In recent weeks, key Western nations had hinted at India's responsibility
to help resolve the ethnic conflict that has claimed more than 60,000
lives in the past 17 years. The Tigers are battling for a separate home
for the minority Tamils in the Indian Ocean island nation, alleging
discrimination by the majority Sinhala community.
''India now has had time to digest events. I feel it's sounding
international opinion, gearing itself for assuming a role, even if it be
thrust upon it by events,'' the Sri Lankan foreign minister told the New
Delhi-based Outlook magazine. In another interview with the Sri Lankan
newspaper Daily News, he said Colombo wanted India and Norway to be
involved in finding a ''negotiated political settlement''.
''It could be an effort where India is involved and . . . also Norway. Now
the United States is also saying it would like to get involved in the
process in a suitable capacity, but always through India . . . with the
consent of India,'' Kadirgamar told the Daily News.
Kadirgamar's statement was in keeping with New Delhi's stand that it would
not get involved without a request from Colombo and an acknowledgement by
the international community that India had to be a crucial part of any
external diplomatic intervention in Sri Lanka. Norway, the United States
and the European Union have indicated that India cannot stand aloof.

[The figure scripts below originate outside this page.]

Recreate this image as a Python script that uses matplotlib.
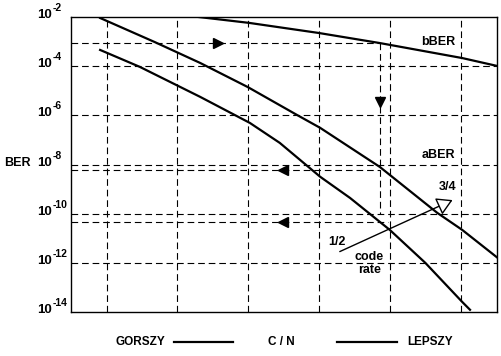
import matplotlib
matplotlib.use("Agg")
import matplotlib.pyplot as plt
import numpy as np
from matplotlib.lines import Line2D
from matplotlib.patches import FancyArrowPatch
from matplotlib.transforms import blended_transform_factory, offset_copy

plt.rcParams['font.family'] = ['Liberation Sans', 'DejaVu Sans']

# C/N position (arbitrary units, worse -> better) and log10(BER)
x_bber = [1.68, 2.51, 3.49, 4.35, 5.51, 6.0]
log_bber = [-1.96, -2.24, -2.65, -3.06, -3.67, -3.99]

x_34 = [0.41, 1.18, 1.82, 2.49, 3.18, 3.51, 4.35, 5.16, 5.51, 6.01]
log_34 = [-2.04, -3.02, -3.87, -4.85, -5.98, -6.51, -8.10, -9.97, -10.66, -11.80]

x_12 = [0.41, 0.97, 1.82, 2.52, 2.94, 3.51, 3.93, 4.49, 4.99, 5.51, 5.62]
log_12 = [-3.34, -4.03, -5.25, -6.31, -7.12, -8.50, -9.36, -10.66, -12.0, -13.59, -13.91]

ytick_exp = [-2, -4, -6, -8, -10, -12, -14]
grid_x = [0.5, 1.5, 2.5, 3.5, 4.5, 5.5]
grid_y_exp = [-4, -6, -8, -10, -12]

# reference levels
bber_level = -3.05
aber_level = -8.22
aber2_level = -10.33
x_cross_34 = 4.35
x_cross_12 = 4.46

fig = plt.figure(figsize=(5.02, 3.56), dpi=100)
ax = fig.add_axes([71 / 502, 44 / 356, 426 / 502, 295 / 356])
ax.set_yscale('log')
ax.set_xlim(0, 6)
ax.set_ylim(1e-14, 1e-2)

dash = dict(color='black', lw=0.8, ls=(0, (6, 3.5)))
for gx in grid_x:
    ax.axvline(gx, **dash)
for gy in grid_y_exp:
    ax.axhline(10.0 ** gy, **dash)

ax.plot([0, x_cross_34], [10 ** bber_level] * 2, **dash)
ax.plot([0, x_cross_34], [10 ** aber_level] * 2, **dash)
ax.plot([0, x_cross_12], [10 ** aber2_level] * 2, **dash)
ax.plot([x_cross_34, x_cross_34], [10 ** bber_level, 1e-10], **dash)

ax.plot(x_bber, 10.0 ** np.array(log_bber), color='black', lw=1.6)
ax.plot(x_34, 10.0 ** np.array(log_34), color='black', lw=1.6)
ax.plot(x_12, 10.0 ** np.array(log_12), color='black', lw=1.6)

# direction markers
ax.plot([2.07], [10 ** bber_level], marker='>', ms=7, color='black')
ax.plot([x_cross_34], [10 ** -5.46], marker='v', ms=7, color='black')
ax.plot([2.99], [10 ** aber_level], marker='<', ms=7, color='black')
ax.plot([2.99], [10 ** aber2_level], marker='<', ms=7, color='black')

# code rate arrow
arr = FancyArrowPatch((3.75, 10 ** -11.59), (5.41, 10 ** -9.40),
                      arrowstyle='-|>,head_length=6,head_width=3.5',
                      fc='white', ec='black', lw=1.0, mutation_scale=1.6)
ax.add_patch(arr)

tkw = dict(fontsize=9, fontweight='bold', ha='center', va='center')
ax.text(5.17, 10 ** -3.0, 'bBER', **tkw)
ax.text(5.17, 10 ** -7.6, 'aBER', **tkw)
ax.text(5.30, 10 ** -8.9, '3/4', **tkw)
ax.text(3.75, 10 ** -11.15, '1/2', **tkw)
ax.text(4.20, 10 ** -11.76, 'code', **tkw)
ax.text(4.20, 10 ** -12.28, 'rate', **tkw)

# y tick labels drawn as "10" plus raised exponent
ax.set_xticks([])
ax.set_yticks([])
ax.yaxis.set_minor_locator(matplotlib.ticker.NullLocator())
trans = blended_transform_factory(fig.transFigure, ax.transData)
for e in ytick_exp:
    ax.text(52 / 502, 10.0 ** e, '10', transform=offset_copy(trans, fig=fig, y=2, units='dots'),
            fontsize=9.5, fontweight='bold', ha='right', va='center', clip_on=False)
    ax.text(52.5 / 502, 10.0 ** e, '-%d' % abs(e), transform=offset_copy(trans, fig=fig, y=9, units='dots'),
            fontsize=7.5, fontweight='bold', ha='left', va='center', clip_on=False)
for s in ax.spines.values():
    s.set_linewidth(1.0)

fig.text(17 / 502, 1 - 163 / 356, 'BER', fontsize=9, fontweight='bold',
         ha='center', va='center')

by = 1 - 342 / 356
fig.text(140 / 502, by, 'GORSZY', fontsize=8.5, fontweight='bold', ha='center', va='center')
fig.text(281 / 502, by, 'C / N', fontsize=8.5, fontweight='bold', ha='center', va='center')
fig.text(430 / 502, by, 'LEPSZY', fontsize=8.5, fontweight='bold', ha='center', va='center')
fig.add_artist(Line2D([174 / 502, 233 / 502], [by, by], color='black', lw=1.6))
fig.add_artist(Line2D([337 / 502, 397 / 502], [by, by], color='black', lw=1.6))

fig.savefig('out.png', dpi=100)
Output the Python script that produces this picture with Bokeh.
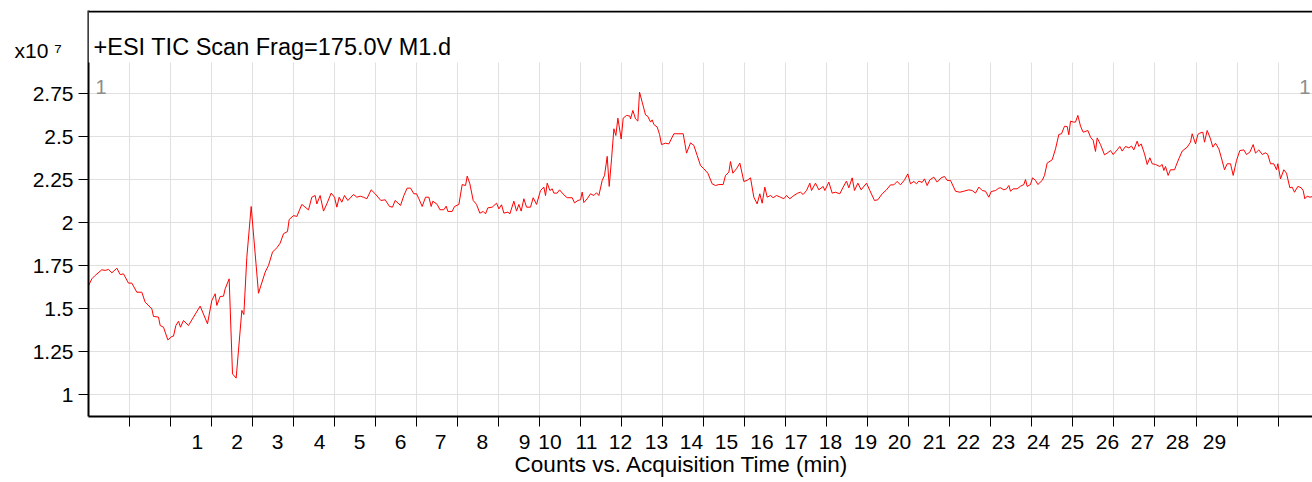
from bokeh.plotting import figure
from bokeh.models import Range1d, FixedTicker, Label, BoxAnnotation
from bokeh.embed import file_html
from bokeh.resources import INLINE

# Acquisition time (min) and TIC counts (x10^7)
time_min = [
    0.01, 0.088, 0.17, 0.332, 0.413, 0.495, 0.576, 0.698, 0.779, 0.86,
    0.982, 1.063, 1.185, 1.307, 1.388, 1.551, 1.591, 1.713, 1.754, 1.835,
    1.941, 2.038, 2.079, 2.136, 2.201, 2.249, 2.322, 2.444, 2.566, 2.729,
    2.907, 3.013, 3.094, 3.135, 3.216, 3.297, 3.338, 3.435, 3.517, 3.606,
    3.744, 3.793, 3.866, 3.972, 4.15, 4.313, 4.394, 4.492, 4.597, 4.678,
    4.76, 4.857, 4.898, 5.003, 5.085, 5.206, 5.369, 5.45, 5.531, 5.572,
    5.653, 5.735, 5.816, 5.921, 6.003, 6.06, 6.116, 6.181, 6.246, 6.328,
    6.466, 6.547, 6.628, 6.709, 6.791, 6.896, 6.994, 7.132, 7.238, 7.343,
    7.416, 7.481,
    7.612, 7.693, 7.774, 7.856, 7.937, 8.002, 8.059, 8.14, 8.221, 8.303,
    8.359, 8.4, 8.506, 8.571, 8.668, 8.725, 8.766, 8.871, 8.928, 9.034,
    9.115, 9.196, 9.237, 9.302, 9.383, 9.464, 9.545, 9.627, 9.684, 9.74,
    9.846, 9.952, 10.009, 10.074, 10.131, 10.228, 10.277, 10.374, 10.439, 10.496,
    10.553, 10.618, 10.683, 10.78, 10.845, 10.927, 11.024, 11.105, 11.146, 11.187,
    11.252, 11.309, 11.349, 11.43, 11.487, 11.593, 11.674, 11.796, 11.853, 11.934,
    11.999, 12.04, 12.08, 12.162, 12.243, 12.324, 12.389, 12.446, 12.527, 12.584,
    12.649, 12.698, 12.755, 12.812, 12.86, 12.909, 12.99, 13.039, 13.12, 13.201,
    13.218, 13.274, 13.339, 13.396, 13.437, 13.502, 13.583, 13.64, 13.705, 13.746,
    13.786, 13.868, 13.925, 13.973, 14.071, 14.152, 14.274, 14.501, 14.583, 14.68,
    14.761, 14.843,
    14.923, 15.004, 15.102, 15.207, 15.289, 15.37, 15.475, 15.532, 15.614, 15.654,
    15.711, 15.8, 15.882, 15.979, 16.06, 16.142, 16.223, 16.304, 16.369, 16.426,
    16.491, 16.548, 16.629, 16.694, 16.775, 16.873, 16.954, 17.019, 17.1, 17.198,
    17.295, 17.36, 17.425, 17.507, 17.588, 17.628, 17.726, 17.807, 17.913, 17.953,
    18.051, 18.132, 18.213, 18.319, 18.4, 18.481, 18.538, 18.62, 18.676, 18.758,
    18.839, 18.969, 19.05, 19.164, 19.245, 19.351, 19.456, 19.554, 19.635, 19.716,
    19.797, 19.895, 19.976, 20.041, 20.122, 20.187, 20.244, 20.325, 20.382, 20.447,
    20.512, 20.61, 20.691, 20.789, 20.87, 20.935, 21.016, 21.138, 21.244, 21.341,
    21.463, 21.544, 21.625, 21.707, 21.788, 21.869, 21.95, 22.007, 22.113, 22.194,
    22.235, 22.316, 22.381, 22.438, 22.479, 22.544, 22.641, 22.722, 22.804, 22.844,
    22.885, 22.966, 23.015, 23.088, 23.145, 23.251, 23.307, 23.372, 23.494, 23.576,
    23.657, 23.722, 23.795, 23.86, 23.9, 23.941, 24.022, 24.063, 24.12, 24.185,
    24.25, 24.364, 24.429, 24.494, 24.55, 24.591, 24.672, 24.77, 24.835, 24.916,
    24.981, 25.078, 25.143, 25.2, 25.282, 25.363, 25.428, 25.485, 25.566, 25.607,
    25.663, 25.745, 25.81, 25.875, 25.932, 26.013, 26.118, 26.175, 26.216, 26.256,
    26.321, 26.378, 26.476, 26.516, 26.581, 26.663, 26.785, 26.866, 26.906, 26.988,
    27.045, 27.093, 27.166, 27.207, 27.272, 27.353, 27.41, 27.475, 27.556, 27.613,
    27.695, 27.76, 27.841, 27.906, 27.987, 28.068, 28.166, 28.231, 28.312, 28.393,
    28.45, 28.531, 28.613, 28.694, 28.75, 28.816, 28.897, 28.962, 28.994, 29.059,
    29.14, 29.205, 29.287, 29.343, 29.4, 29.482, 29.563, 29.612, 29.652, 29.709,
    29.774, 29.839,
]

tic_x1e7 = [
    1.633, 1.672, 1.692, 1.725, 1.721, 1.727, 1.707, 1.734, 1.697, 1.701,
    1.647, 1.647, 1.594, 1.594, 1.536, 1.497, 1.453, 1.449, 1.400, 1.390,
    1.316, 1.336, 1.338, 1.400, 1.425, 1.390, 1.429, 1.400, 1.449, 1.513,
    1.410, 1.546, 1.585, 1.517, 1.569, 1.571, 1.614, 1.672, 1.118, 1.093,
    1.488, 1.464, 1.798, 2.094, 1.588, 1.711, 1.750, 1.828, 1.853, 1.880,
    1.935, 1.948, 2.018, 2.041, 2.036, 2.106, 2.074, 2.148, 2.158, 2.109,
    2.158, 2.067, 2.109, 2.172, 2.148, 2.090, 2.148, 2.119, 2.158, 2.129,
    2.164, 2.148, 2.154, 2.148, 2.139, 2.191, 2.168, 2.129, 2.133, 2.094,
    2.090, 2.129,
    2.100, 2.158, 2.201, 2.201, 2.168, 2.168, 2.139, 2.094, 2.148, 2.148,
    2.094, 2.125, 2.106, 2.075, 2.075, 2.096, 2.065, 2.065, 2.094, 2.106,
    2.222, 2.216, 2.271, 2.226, 2.129, 2.106, 2.055, 2.065, 2.051, 2.086,
    2.090, 2.113, 2.080, 2.104, 2.055, 2.061, 2.051, 2.125, 2.067, 2.106,
    2.067, 2.139, 2.090, 2.090, 2.145, 2.106, 2.187, 2.207, 2.158, 2.230,
    2.187, 2.197, 2.172, 2.172, 2.191, 2.162, 2.145, 2.145, 2.115, 2.129,
    2.133, 2.178, 2.117, 2.139, 2.168, 2.158, 2.174, 2.158, 2.246, 2.275,
    2.386, 2.211, 2.372, 2.547, 2.508, 2.609, 2.487, 2.609, 2.625, 2.621,
    2.605, 2.654, 2.605, 2.592, 2.761, 2.702, 2.628, 2.619, 2.586, 2.599,
    2.572, 2.557, 2.514, 2.455, 2.463, 2.459, 2.518, 2.518, 2.405, 2.465,
    2.450, 2.391,
    2.333, 2.314, 2.288, 2.226, 2.216, 2.222, 2.222, 2.275, 2.294, 2.356,
    2.288, 2.314, 2.347, 2.240, 2.246, 2.261, 2.148, 2.109, 2.168, 2.113,
    2.207, 2.148, 2.158, 2.145, 2.158, 2.148, 2.139, 2.158, 2.139, 2.158,
    2.172, 2.177, 2.164, 2.187, 2.230, 2.187, 2.230, 2.191, 2.211, 2.187,
    2.236, 2.172, 2.177, 2.168, 2.207, 2.242, 2.203, 2.261, 2.187, 2.230,
    2.191, 2.230, 2.187, 2.129, 2.133, 2.168, 2.191, 2.220, 2.220, 2.240,
    2.220, 2.249, 2.284, 2.226, 2.240, 2.226, 2.242, 2.234, 2.255, 2.216,
    2.249, 2.265, 2.236, 2.261, 2.269, 2.246, 2.246, 2.183, 2.177, 2.183,
    2.191, 2.187, 2.172, 2.207, 2.187, 2.183, 2.148, 2.181, 2.187, 2.201,
    2.203, 2.191, 2.197, 2.216, 2.183, 2.197, 2.197, 2.212, 2.222, 2.251,
    2.211, 2.222, 2.261, 2.246, 2.222, 2.246, 2.275, 2.347, 2.366, 2.430,
    2.514, 2.518, 2.562, 2.560, 2.512, 2.591, 2.586, 2.586, 2.625, 2.562,
    2.527, 2.537, 2.498, 2.479, 2.415, 2.494, 2.455, 2.395, 2.405, 2.420,
    2.397, 2.424, 2.444, 2.417, 2.444, 2.436, 2.446, 2.424, 2.475, 2.444,
    2.459, 2.401, 2.339, 2.378, 2.343, 2.339, 2.327, 2.339, 2.304, 2.327,
    2.275, 2.308, 2.308, 2.333, 2.372, 2.417, 2.440, 2.469, 2.518, 2.459,
    2.514, 2.522, 2.527, 2.469, 2.537, 2.488, 2.440, 2.463, 2.430, 2.382,
    2.308, 2.343, 2.343, 2.275, 2.362, 2.420, 2.424, 2.397, 2.411, 2.455,
    2.405, 2.424, 2.397, 2.407, 2.397, 2.343, 2.343, 2.308, 2.343, 2.255,
    2.308, 2.288, 2.203, 2.207, 2.177, 2.211, 2.203, 2.187, 2.139, 2.154,
    2.148, 2.152,
]

# Axis ticks and labels
y_ticks = [1.0, 1.25, 1.5, 1.75, 2.0, 2.25, 2.5, 2.75]
y_tick_labels = ["1", "1.25", "1.5", "1.75", "2", "2.25", "2.5", "2.75"]
y_scale_label_pos = 3.006
y_scale_label = "x10\u00a0\u2077\u00a0\u00a0"
x_tick_marks = list(range(1, 30))
x_label_positions = [2.657, 3.631, 4.614, 5.637, 6.612, 7.612, 8.586, 9.603, 10.634,
                     11.255, 12.145, 12.973, 13.851, 14.704, 15.557, 16.422, 17.251,
                     18.092, 18.945, 19.773, 20.626, 21.455, 22.308, 23.161, 23.99,
                     24.843, 25.696, 26.549, 27.451]
x_tick_labels = [str(i) for i in range(1, 30)]

title_text = "+ESI TIC Scan Frag=175.0V M1.d"
x_axis_title = "Counts vs. Acquisition Time (min)" + "\u00a0" * 6

FONT = "Liberation Sans"
Y_TOP = 3.2367

p = figure(width=1312, height=482, output_backend="svg", toolbar_location=None,
           x_range=Range1d(0.007, 29.839), y_range=Range1d(0.8694, Y_TOP),
           min_border_left=88, min_border_right=0, min_border_top=10, min_border_bottom=66)

p.background_fill_color = "white"
p.border_fill_color = "white"
p.outline_line_color = None

# grids
p.xgrid.ticker = FixedTicker(ticks=x_tick_marks)
p.ygrid.ticker = FixedTicker(ticks=y_ticks)
p.xgrid.grid_line_color = "#e0e0e0"
p.ygrid.grid_line_color = "#e0e0e0"

p.line(time_min, tic_x1e7, line_color="#ff0000", line_width=1)

# header strip (white) and its top border (black)
p.add_layout(BoxAnnotation(bottom=2.934, top=None, fill_color="white", fill_alpha=1.0,
                           line_color=None))
p.add_layout(BoxAnnotation(bottom=Y_TOP - 2.0 / 171.5, top=None, fill_color="black",
                           fill_alpha=1.0, line_color=None))

# y axis: visible tick marks are the minor ticks, labels sit on invisible major ticks
ya = p.yaxis[0]
ya.ticker = FixedTicker(ticks=y_ticks + [y_scale_label_pos], minor_ticks=y_ticks)
overrides = {t: l for t, l in zip(y_ticks, y_tick_labels)}
overrides[y_scale_label_pos] = y_scale_label
ya.major_label_overrides = overrides
ya.major_tick_line_color = None
ya.major_tick_out = 10
ya.major_tick_in = 0
ya.minor_tick_line_color = "black"
ya.minor_tick_out = 10
ya.minor_tick_in = 0
ya.major_label_standoff = 5
ya.major_label_text_font = FONT
ya.major_label_text_font_size = "21px"
ya.major_label_text_color = "black"
ya.axis_line_width = 2
ya.axis_line_color = "black"

# x axis
xa = p.xaxis[0]
xa.ticker = FixedTicker(ticks=x_label_positions, minor_ticks=x_tick_marks)
xa.major_label_overrides = {t: l for t, l in zip(x_label_positions, x_tick_labels)}
xa.major_tick_line_color = None
xa.major_tick_out = 10
xa.major_tick_in = 0
xa.minor_tick_line_color = "black"
xa.minor_tick_out = 10
xa.minor_tick_in = 0
xa.major_label_standoff = 8
xa.major_label_text_font = FONT
xa.major_label_text_font_size = "21px"
xa.major_label_text_color = "black"
xa.axis_line_width = 2
xa.axis_line_color = "black"
xa.axis_label = x_axis_title
xa.axis_label_standoff = 0
xa.axis_label_text_font = FONT
xa.axis_label_text_font_size = "22.5px"
xa.axis_label_text_font_style = "normal"
xa.axis_label_text_color = "black"

# texts inside the frame
p.add_layout(Label(x=0.13, y=3.023, text=title_text, text_font=FONT,
                   text_font_size="23.5px", text_color="black",
                   text_align="left", text_baseline="alphabetic"))
p.add_layout(Label(x=0.18, y=2.788, text="1", text_font=FONT,
                   text_font_size="20px", text_color="#8c8c8c",
                   text_align="left", text_baseline="alphabetic"))
p.add_layout(Label(x=29.79, y=2.788, text="1", text_font=FONT,
                   text_font_size="20px", text_color="#8c8c8c",
                   text_align="right", text_baseline="alphabetic"))

open("out.html", "w").write(file_html(p, INLINE))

Earlier this month, Erik Solheim, special advisor on Sri Lanka to the
Norwegian government, came here to brief New Delhi of the Norwegian
diplomatic initiative on the Sri Lankan crisis. Before fighting broke out
in Jaffna, Oslo had persuaded Colombo and the Tigers to hold talks in the
Norwegian capital in May or June. The Sri Lankan minister said that Norway
''recognized India's valuable position in the region and the inevitability
of Indian involvement in this issue''.
The Norwegian Deputy Foreign Minister Raymond Johansen, who was in the Sri
Lankan capital this week on a peace diplomacy mission, was quoted in news
reports from Colombo as saying that India had played a ''very important
role and will continue to play a very important role'' in resolving the
ethnic crisis.
The United States too is believed to be closely involved in the Norwegian
peace initiative and in touch with India on this. A senior US
administration official told The Hindu newspaper that Washington was in
close touch with New Delhi on the developments in Sri Lanka. ''We believe
that India is the key outside power and that anything to be done by the
international community must be done very much with India,'' US Assistant
Secretary of State for South Asia, Karl F Inderfuth, told the newspaper in
a mid-May interview in Washington.
The European Union too was reportedly taking interest and said to be ready
to be part of an India-led peace initiative in Sri Lanka.
New Delhi believes that a solution to the crisis cannot be found by
military means, but must be one that neither breaks up the country nor
ignores the legitimate complaints of the Tamils of Sri Lanka.